С бронепоезда меня перевели комиссаром стрелковой бригады Второй Верхнеудинской дивизии, потом комиссаром этой дивизии, затем я продолжал борьбу с семеновцами, белогвардейцами и японцами в должности комиссара штаба Народно-Революционной армии ДВР, которой командовал Василий Константинович Блюхер. Я работал совместно с ним почти год и закончил Гражданскую войну на Дальнем Востоке комиссаром 17-го Приморского корпуса. (К этому времени уже был освобожден полностью Дальний Восток и взят город Владивосток.)
Опыт комиссарской работы, полученный в годы Гражданской войны, был, несомненно, полезен и необходим, но, чтобы быть полноценным командиром, требовалось еще очень многое. Прежде всего предстояло овладеть тактикой и оперативным искусством, искусством вождения войск, профессиональными навыками командования. Переход с комиссарской на командную работу – явление в нашей армии в 1923 году закономерное. Надо было создавать свои надежные военные кадры, которым можно доверить любое боевое задание. Окрепли и армейские партийные организации. В армии стало возможным и необходимым единоначалие, и часть комиссаров была переведена на командную работу. Михаил Васильевич Фрунзе выдвинул идею и провел решение Центрального комитета партии о введении в Красной армии единоначалия. Я в это время был начальником политотдела и комиссаром 17-й стрелковой Нижегородской дивизии в Нижнем Новгороде. На одном из совещаний в 1924 году в штабе Московского военного округа я выступил по вопросам дисциплины, организации и о порядке перехода в армии к нормальной боевой и политической подготовке. Это выступление очень понравилось К.Е. Ворошилову, он тогда командовал войсками Московского военного округа. «Ты, – сказал он, – оказывается, комиссар со строевой жилкой. Как ты думаешь, если нам перевести тебя на командную работу? Предварительно пошлем на курсы высшего командного состава при военной академии». – «Я не возражаю», – ответил я.

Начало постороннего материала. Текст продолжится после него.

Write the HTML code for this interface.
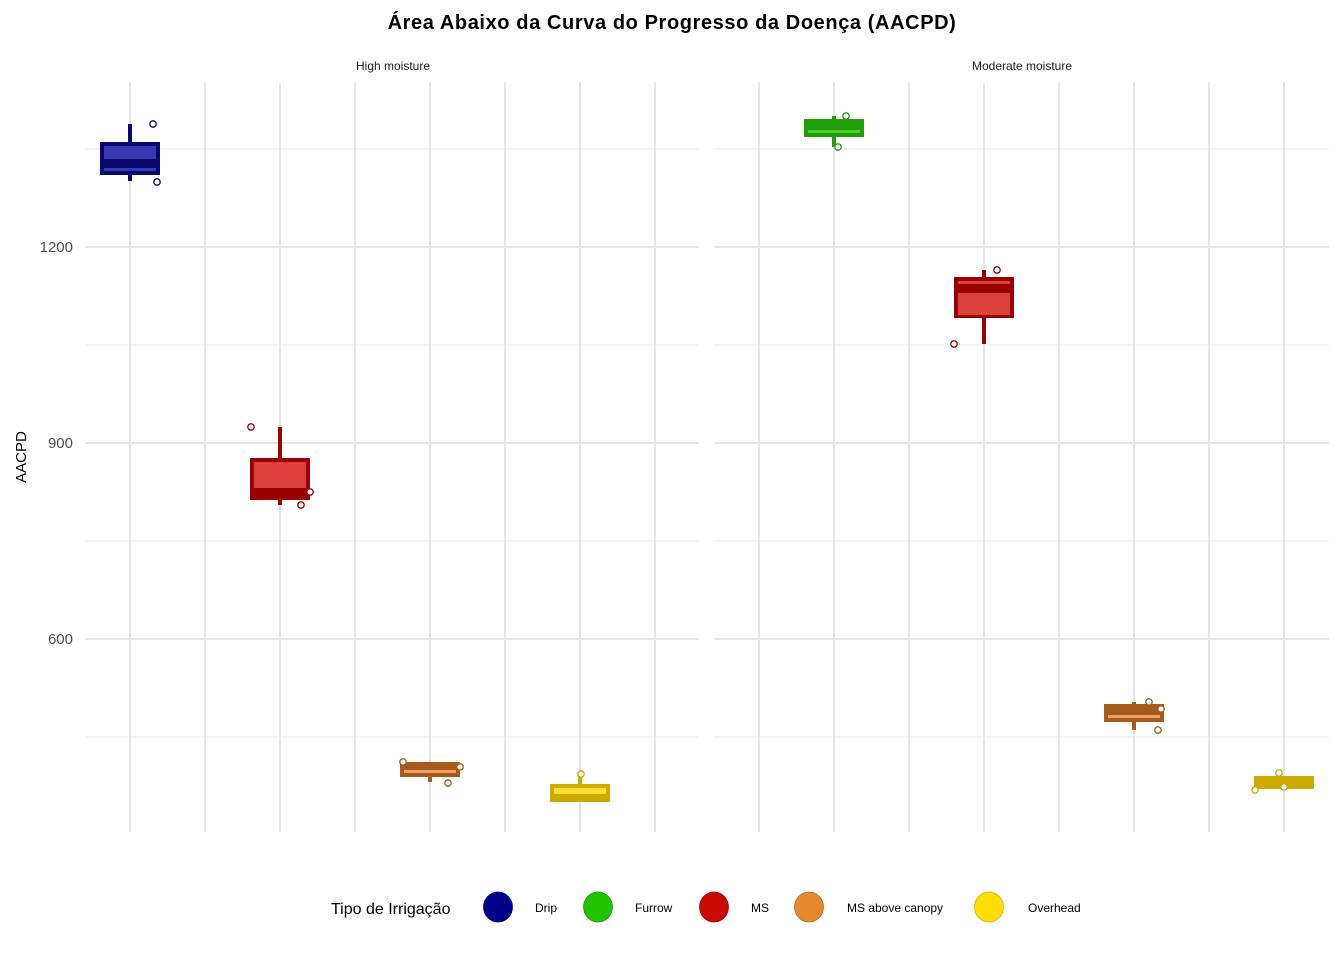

В 1925 году я был уже на Курсах усовершенствования высшего начальствующего состава (КУВНАС) при Военной академии имени М.В. Фрунзе, готовивших командиров советской армии.
На эти курсы прибыло немало боевых комиссаров – участников Гражданской войны, в том числе П.С. Рыбалко, будущий танковый командарм, Логинов, который во время Отечественной войны был у меня заместителем по тылу на Северо-Западном фронте, и ряд других товарищей.